Libero, 11 giugno 2015
Andare in pensione prima costa 11 miliardi. Le ipotesi sul tavolo ora sono due. La prima: fuori a 62 anni di età accettando una riduzione del 2% su un assegno di almeno 1.300 euro (una volta e mezzo il minimo): costo stimato 8,5 miliardi nel 2030 con un aggravio di 4-5 già nei primi due anni. Poi c’è la seconda ipotesi: pensione a quota 100 (65 anni di età e 35 di contributi) e 101 per gli autonomi. Arriverebbe a costare 10,6 miliardi di euro nel 2019. Il presidente dell’Inps Tito Boeri frena gli entusiasmi su un sistema che complessivamente pesa allo Stato 256,9 miliardi, un terzo di tutta la spesa pubblica (850 miliardi)

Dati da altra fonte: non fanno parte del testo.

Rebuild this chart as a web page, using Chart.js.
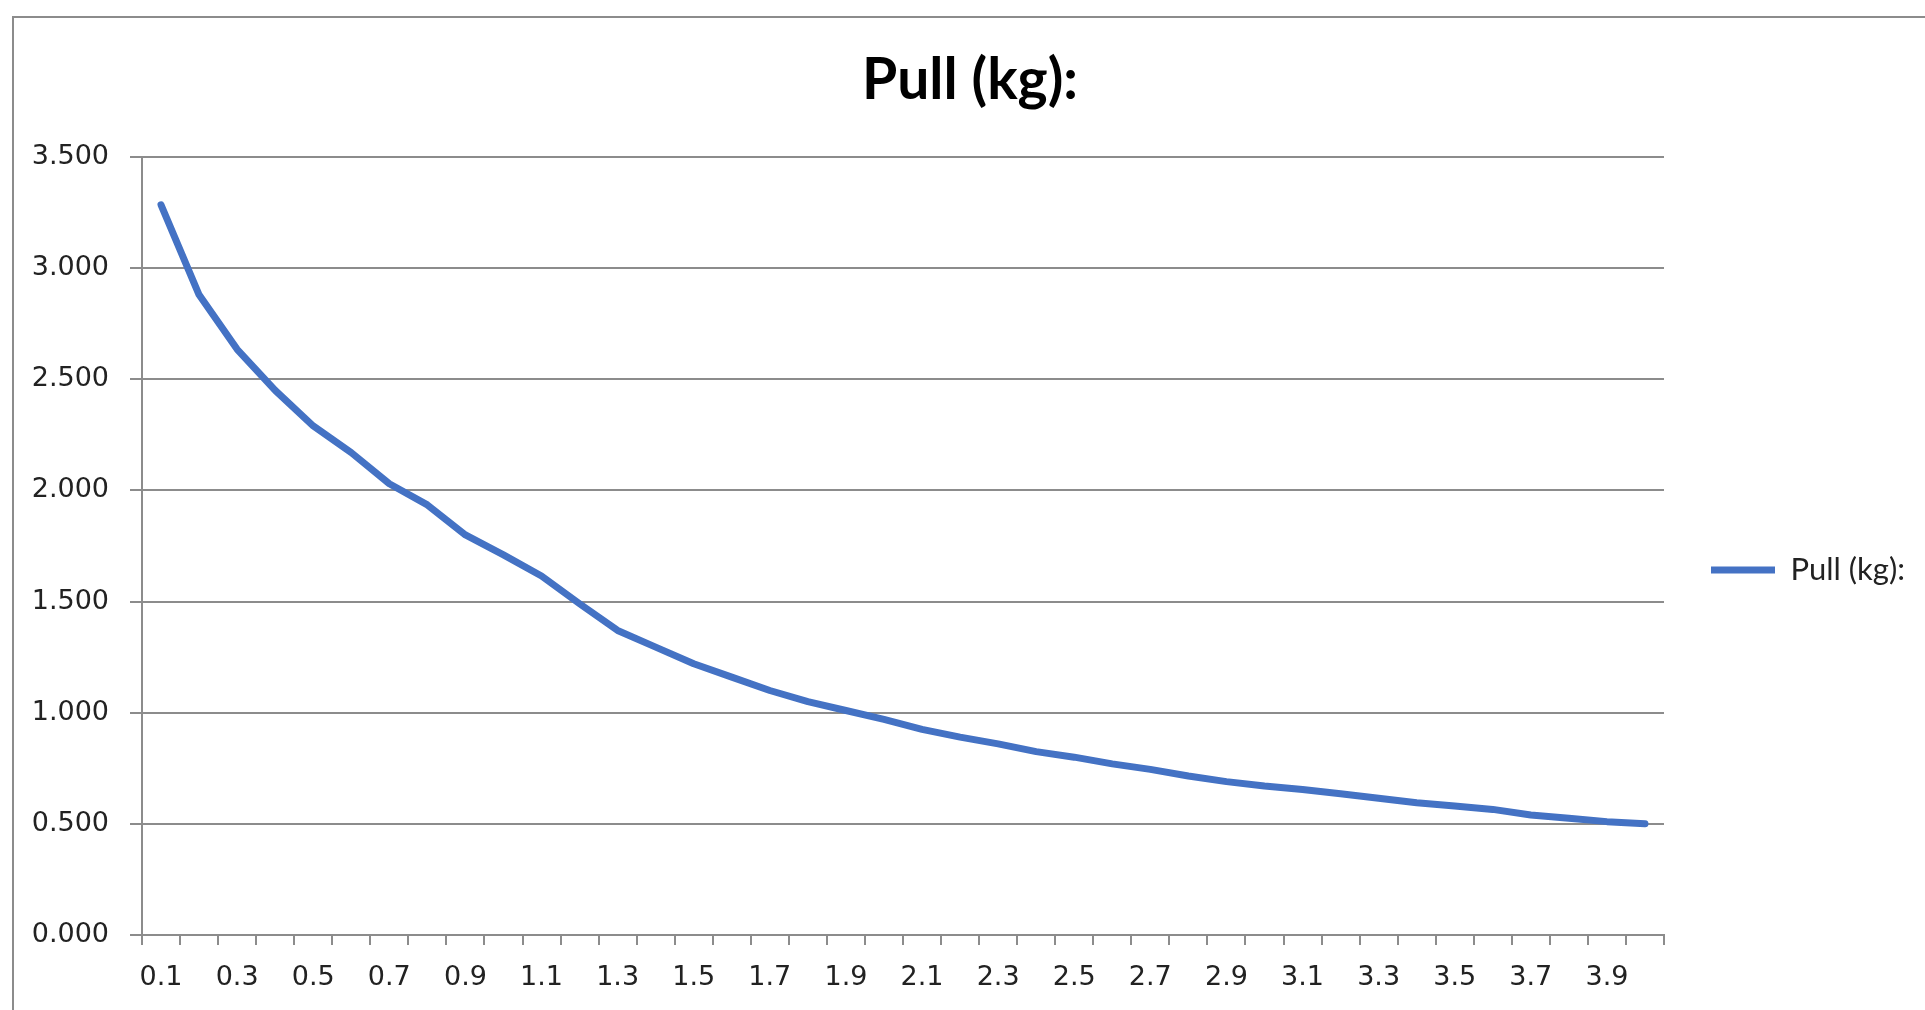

Il costo della controriforma delle pensioni è molto salato: 8,5 miliardi nel caso di una penalizzazione per l’uscita anticipata. Addirittura 10,6 con il sistema delle quote. Il presidente dell’Inps Tito Boeri frena gli entusiasmi e, una volta ancora, gioca con le puntualizzazioni sui progetti del governo. Nel corso di una audizione in Parlamento l’ex bocconiano ha fatto un po’ di conti. Al centro dei calcoli la ricostruzione del muro dei 35 anni di anzianità che era stato annientato dalla Fornero con un tratto di penna (e un po’ di lacrime). Le ipotesi sul tavolo ora sono due. La prima: fuori a 62 anni di età accettando una riduzione del 2% su un assegno di almeno 1.300 euro (una volta e mezzo il minimo): costo stimato 8,5 miliardi nel 2030 con un aggravio di 4-5 già nei primi due anni. Poi c’è la seconda ipotesi: pensione a quota 100 (65 anni di età e 35 di contributi) e 101 per gli autonomi. Arriverebbe a costare 10,6 miliardi di euro nel 2019. Nella prossima legge di stabilità il governo introdurrà delle novità ed entro giugno dovrebbero arrivare le valutazioni dell’Inps. Il punto centrale è l’altissimo costo delle pensioni. Complessivamente pesano per 256,9 miliardi e rappresentano un terzo di tutta la spesa pubblica (850 miliardi). Si capisce così l’accanimento con cui se ne parla. Ma si capisce anche come il sindacato con Susanna Camusso e la sinistra Pd con Cesare Damiano (che è anche presidente della Commissione Lavoro della Camera) abbiano colto la palla al balzo per mettere in difficoltà Renzi. Qualunque inciampo del governo su questa strada sarà l’occasione per stringere i tempi della resa dei conti. Altre due proposte di modifica della normativa attuale, che fissa a 66 anni l’età della pensione, prevedono la cosiddetta staffetta generazionale, bollata da Boeri come «distorsiva» perché spingerebbe a un turnover padre-figlio, e l’estensione della cosiddetta “opzione donna” anche agli uomini. In questo caso si potrebbe lasciare il lavoro con 35 anni di contributi e 57 anni di età (58 per le autonome, requisiti innalzati di 3 mesi per l’adeguamento alla speranza di vita), a fronte del calcolo interamente contributivo. Questa ultima ipotesi trova, secondo Boeri, il proprio limite nella frammentazione delle carriere femminili che spesso non rende agevole raggiungere i contributi richiesti.